Some years ago I noticed that regardless of the speakers, cartridge or preamp in the circuit my woofers pump wildly out of control the more I advance the volume while playing an LP. They don't seem to be responding to the musical signal but something else. The sound is fine. My humble rig is a Dual 1219 with a NOS Shure M91ED cartridge. Tapes made from the same LP's do not exhibit this odd behavior. Who knows why woofers look like they're going nuts while playing an LP?
rockvirgo
Seandtaylor99 is dead correct. I have seen this on the lead-in track of some LPs - no audible sound, but the woofers were doing the "wubba wubba" inaudibly and grotesquely - like a fat man bellydancing!

One thing I _have_ noticed, is that once you hit a certain point, the "wubba wubbas" start to grow exponentially - this certainly implies the energy from the speakers is being picked up again and reamplified by the phono cart and pre, causing a dangerous and unattractive "wubba wubba" feedback loop. Woe unto he who step unwittingly into one of these.

There is hope... isolation can help here, as others have mentioned. I ran an experiement with a turntable on my equipment rack, on the floor, and on the floor on top of a soft pillow (ok, my cat's bed - he never uses it, typical cat.) The rack and floor setups both produced dangerous excursion on an affected record. There was some excursion with the on-the-floor-with-soft-pillow combo, but I was able to go from 9-o-clock volume to almost 12-o-clock before the "wubba-wubbas" started to grow exponentially. This was a very major improvement with isolation, and we're *still* only talking about the lead-in track to an LP side.

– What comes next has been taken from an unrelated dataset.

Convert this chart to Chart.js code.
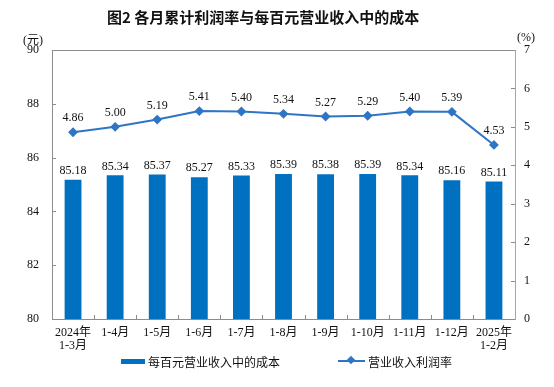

So this really does point to some serious LF information coming off the record warp, and does not make any statement about program content causing this, whether it can or not.

I've isolated my TT (on foam computer wrist rests... nothing fancy), and my speakers are now fully horn-loaded up front, so if any "wubba-wubbas" are present, I can't tell or see them any more.

I've heard "rumble filter" used before as terminology for the filters that remove these "subsonics". In any event, gotta get rid of those wubba-wubbas.

Mike
Mwilson, could a "wubba-wubba feedback loop" also be termed a "dubba wubba-wubba"?
Man is this contagious? I think I have it too!! I just set up a table (not too well mind you).

I was using a JA Michell phono stage and it wasn't marked left/right so I guessed which in/outs to connect to. It was making horrid sound as the volume increased and then went away briefly when I turned down the volume. When I raised the volume, it happened again... over and over and over. Annoying.

Just now, I switched the connectors around on the phono stage and the wubba-wubba stopped... But I have a small hum from the phono now.

Geez... is this ever easy?
Thanks to all for the responses. Mike's description of the exponential phenomenon is spot on. I ran some comparisons tonight and the dramatic looking woofer-wubbing occurs only at rock-approved levels or slightly below; equally with the dustcover on, up or off; equally between music cuts or during them; and not at all, regardless of volume setting, with the stylus out of the groove, the platter spinning and the tone arm cued up. The stylus rides flat on the test LP's so I doubt warping is the issue, unless you consider a record groove to be a warp of the vinyl blank.
I never noticed the wubba effect with the grills in place. Though I have new admiration for their wubba hiding properties, I'm leaving them off anyway.
The whole rig's fidelity to the suggested subsonic signature even with no recorded signal present makes me wonder: is subsonic woofer wubbing inherent by nature in the LP playback process?